%%
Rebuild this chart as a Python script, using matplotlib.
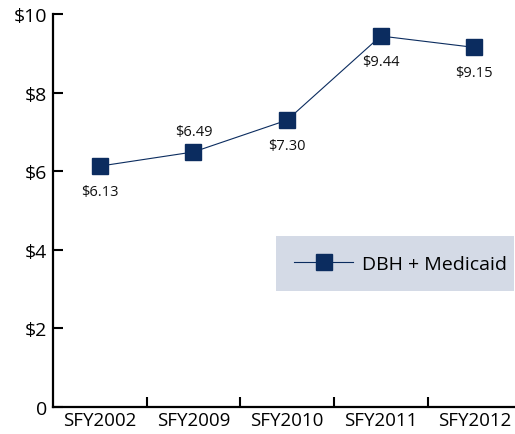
import matplotlib.pyplot as plt

years = ['SFY2002', 'SFY2009', 'SFY2010', 'SFY2011', 'SFY2012']
values = [6.13, 6.49, 7.30, 9.44, 9.15]
labels = ['$6.13', '$6.49', '$7.30', '$9.44', '$9.15']
label_above = [False, True, False, False, False]
yticks = [0, 2, 4, 6, 8, 10]
ytick_labels = ['0', '$2', '$4', '$6', '$8', '$10']

navy = '#0b2c5f'
plt.rcParams['font.family'] = ['Open Sans', 'DejaVu Sans']

fig = plt.figure(figsize=(5.15, 4.35), dpi=100)
ax = fig.add_axes([0.103, 0.062, 0.909, 0.9035])

x = list(range(len(years)))
ax.plot(x, values, color=navy, linewidth=0.8, marker='s', markersize=11,
        label='DBH + Medicaid')

for xi, v, lab, up in zip(x, values, labels, label_above):
    ax.annotate(lab, (xi, v), xytext=(0, 15 if up else -18), textcoords='offset points',
                ha='center', va='center', fontsize=10.5, color='#111111')

ax.set_xlim(-0.5, 4.5)
ax.set_ylim(0, 10)
ax.set_yticks(yticks)
ax.set_yticklabels(ytick_labels, fontsize=14)
ax.set_xticks(x)
ax.set_xticklabels(years, fontsize=13.5)
ax.tick_params(axis='x', length=0, pad=3)
ax.set_xticks([0.5, 1.5, 2.5, 3.5], minor=True)
ax.tick_params(axis='x', which='minor', direction='in', length=7, width=1.5)
ax.tick_params(axis='y', direction='in', length=7, width=1.5, pad=4)

for s in ['top', 'right']:
    ax.spines[s].set_visible(False)
for s in ['left', 'bottom']:
    ax.spines[s].set_linewidth(1.6)

leg = ax.legend(loc='upper left', bbox_to_anchor=(0.476, 0.295, 0.509, 0.14), mode='expand',
                fontsize=14, frameon=True, fancybox=False, borderpad=0.95,
                handlelength=3.0, handletextpad=0.5, borderaxespad=0)
leg.get_frame().set_facecolor('#d4dae6')
leg.get_frame().set_edgecolor('none')
leg.get_frame().set_alpha(1)

fig.savefig('out.png', dpi=100)
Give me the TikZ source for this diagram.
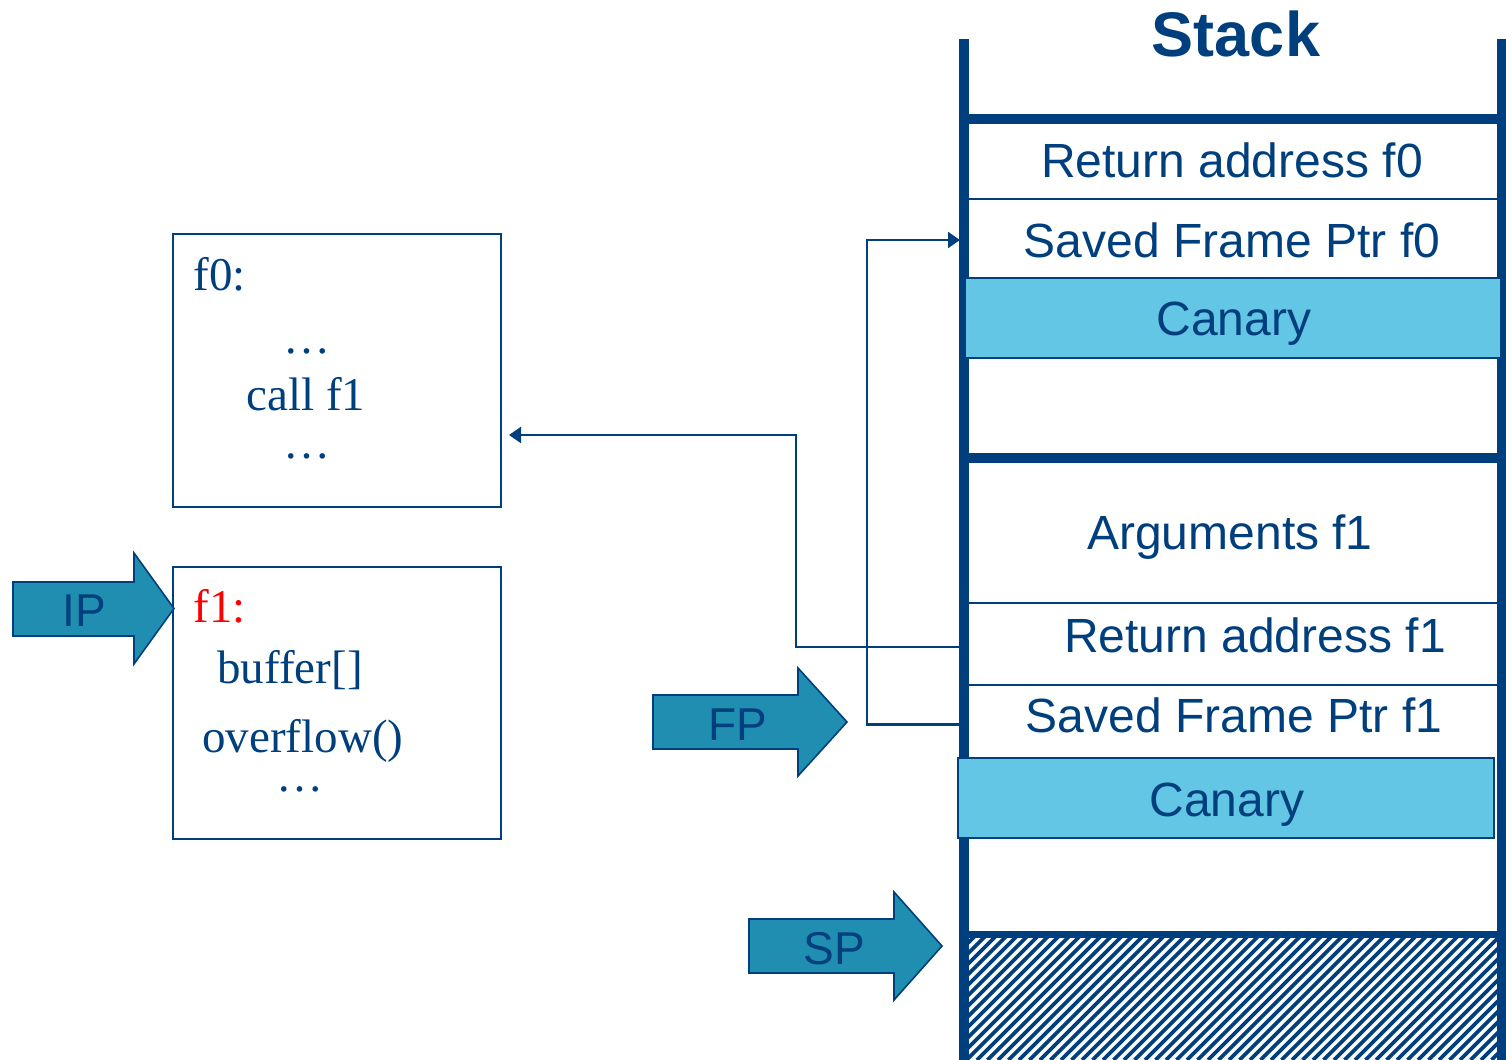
%%
→ What is being asked
Only the lines from the start of the records through the line containing "import matplotlib.pyplot as plt" should be repeated, word for word, with the pictures left out.

→ Answer to this problem
Rebuild this chart as a Python script, using matplotlib.
import matplotlib.pyplot as plt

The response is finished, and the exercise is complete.